Em outro trecho, Silveira associa uma prisão de Villas Bôas, se decretada pelo STF, a uma resposta militar semelhante a um Ato Institucional da ditadura militar (1964-1985). Isto é, o deputado estimula um golpe de Estado em caso de prisão do militar.
"O que quero saber é quando que vocês vão lá prender o general Villas Bôas. Eu queria saber o que que você [Fachin] vai fazer com os generais? Os homenzinhos de botão dourado, lembra? Você lembra do AI-5 [Ato Institucional nº 5]. Você lembra. Para. Eu sei que você lembra. Ato Institucional número 5, de um total de 17 atos institucionais. Você lembra. Você era militante lá do PT, partido comunista. Você era da aliança comunista do Brasil."
Quase no final do vídeo, o parlamentar volta a provocar o ministro do STF: "Fachin, um conselho para você: vai lá e prende o Villas Bôas, rapidão, só pra gente ver um negocinho. Se tu não tem coragem, porque tu não tem, tu não tem culhão roxo pra isso."
As provocações do parlamentar, como sabemos, não funcionaram como ele queria porque o tribunal mandou prendê-lo, e não o general. As consequências dessas mensagens no seio da tropa, contudo, são insondáveis.
Uma instituição totalmente voltada para si mesma, avessa à transparência e ao debate, não permite entender de que forma são estabelecidos mecanismos para reforçar a disciplina e a hierarquia, os pilares de uma organização militar no mundo todo. Para a sociedade civil preocupada com os rumos da democracia brasileira, no contexto do governo civil-militar de Jair Bolsonaro, as dúvidas são enormes.

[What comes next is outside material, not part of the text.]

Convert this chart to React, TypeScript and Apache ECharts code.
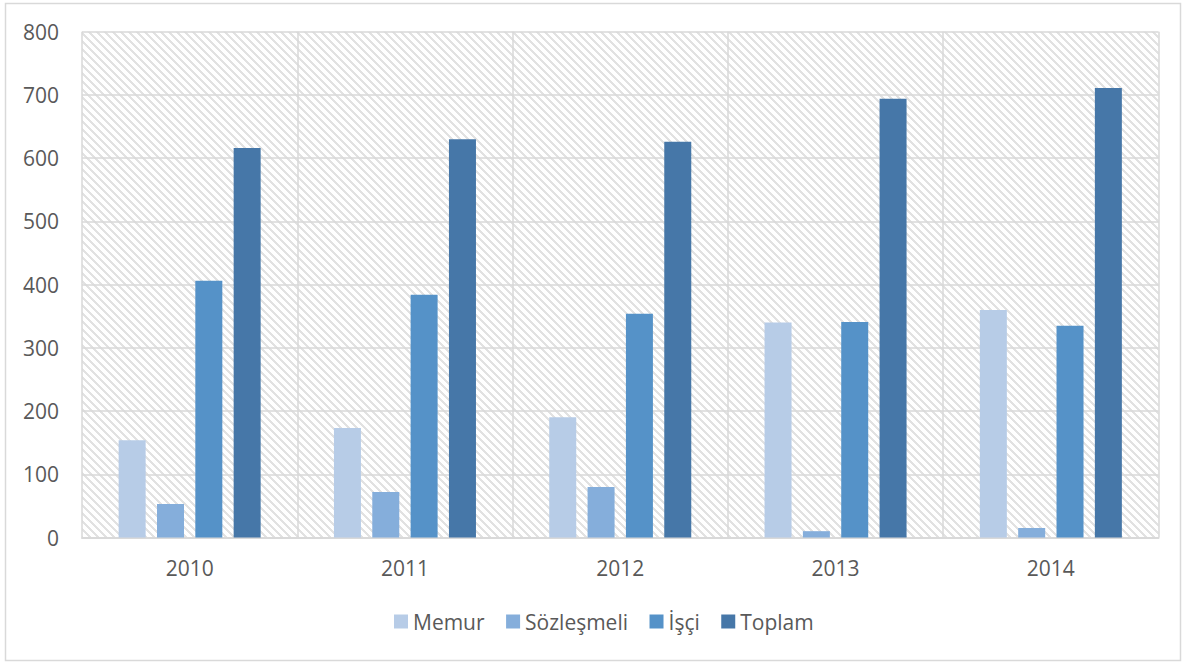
import React, { useEffect, useRef } from "react";
import * as echarts from "echarts";

const years = ["2010", "2011", "2012", "2013", "2014"];
const memur = [154, 173, 190, 340, 360];
const sozlesmeli = [53, 72, 80, 10, 15];
const isci = [406, 384, 354, 341, 335];
const toplam = [616, 630, 626, 694, 711];
const seriesNames = ["Memur", "Sözleşmeli", "İşçi", "Toplam"];
const seriesColors = ["#B7CCE7", "#85AEDB", "#5592C8", "#4677A8"];

const FONT = "'Open Sans', 'Noto Sans', sans-serif";

function makeHatch(): HTMLCanvasElement {
  const c = document.createElement("canvas");
  c.width = 8;
  c.height = 8;
  const ctx = c.getContext("2d")!;
  ctx.fillStyle = "#ffffff";
  ctx.fillRect(0, 0, 8, 8);
  ctx.fillStyle = "#e2e2e2";
  for (let y = 0; y < 8; y++) {
    for (let x = 0; x < 8; x++) {
      if (((x - y + 16) % 8) < 3) ctx.fillRect(x, y, 1, 1);
    }
  }
  return c;
}

export default function App() {
  const ref = useRef<HTMLDivElement>(null);
  useEffect(() => {
    if (!ref.current) return;
    const chart = echarts.init(ref.current, undefined, { renderer: "svg" });
    const data = [memur, sozlesmeli, isci, toplam];
    chart.setOption({
      animation: false,
      backgroundColor: "#ffffff",
      graphic: [
        {
          type: "rect",
          shape: { x: 5.5, y: 3.5, width: 1175, height: 657 },
          style: { fill: "none", stroke: "#d9d9d9", lineWidth: 1.5 },
          z: -10,
          silent: true,
        },
      ],
      grid: {
        left: 82,
        right: 27.5,
        top: 31.7,
        bottom: 126.5,
        show: true,
        borderWidth: 0,
        backgroundColor: { image: makeHatch(), repeat: "repeat" },
      },
      legend: {
        data: seriesNames,
        bottom: 27,
        left: 389,
        itemWidth: 14,
        itemHeight: 14,
        itemGap: 21.5,
        icon: "rect",
        textStyle: { fontFamily: FONT, fontSize: 21, color: "#595959" },
      },
      xAxis: {
        type: "category",
        data: years,
        axisLine: { show: true, lineStyle: { color: "#d9d9d9", width: 2 } },
        axisTick: { show: false },
        splitLine: { show: true, lineStyle: { color: "#d9d9d9", width: 1.5 } },
        axisLabel: { fontFamily: FONT, fontSize: 21, color: "#595959", margin: 20 },
      },
      yAxis: {
        type: "value",
        min: 0,
        max: 800,
        interval: 100,
        axisLine: { show: false },
        axisTick: { show: false },
        splitLine: { show: true, lineStyle: { color: "#d9d9d9", width: 1.5 } },
        axisLabel: { fontFamily: FONT, fontSize: 21, color: "#595959", margin: 23 },
      },
      series: seriesNames.map((name, i) => ({
        name,
        type: "bar",
        data: data[i],
        barWidth: 27,
        barGap: "42%",
        itemStyle: { color: seriesColors[i] },
      })),
    });
    return () => chart.dispose();
  }, []);
  return (
    <div
      ref={ref}
      style={{ position: "absolute", left: 0, top: 0, width: 1186, height: 664 }}
    />
  );
}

Há um filmete repetido nos intervalos da programação da GloboNews que mostra frases de figuras públicas entrevistadas nos últimos anos pela emissora. O ministro do STF Luís Roberto Barroso aparece dizendo que o país tem "uma democracia bastante consolidada". O vídeo hoje tem um efeito irônico: assistimos à notícia da prisão, decretada pelo STF, de um deputado federal que ameaçou a democracia e logo em seguida um ministro do STF dizendo que está tudo bem.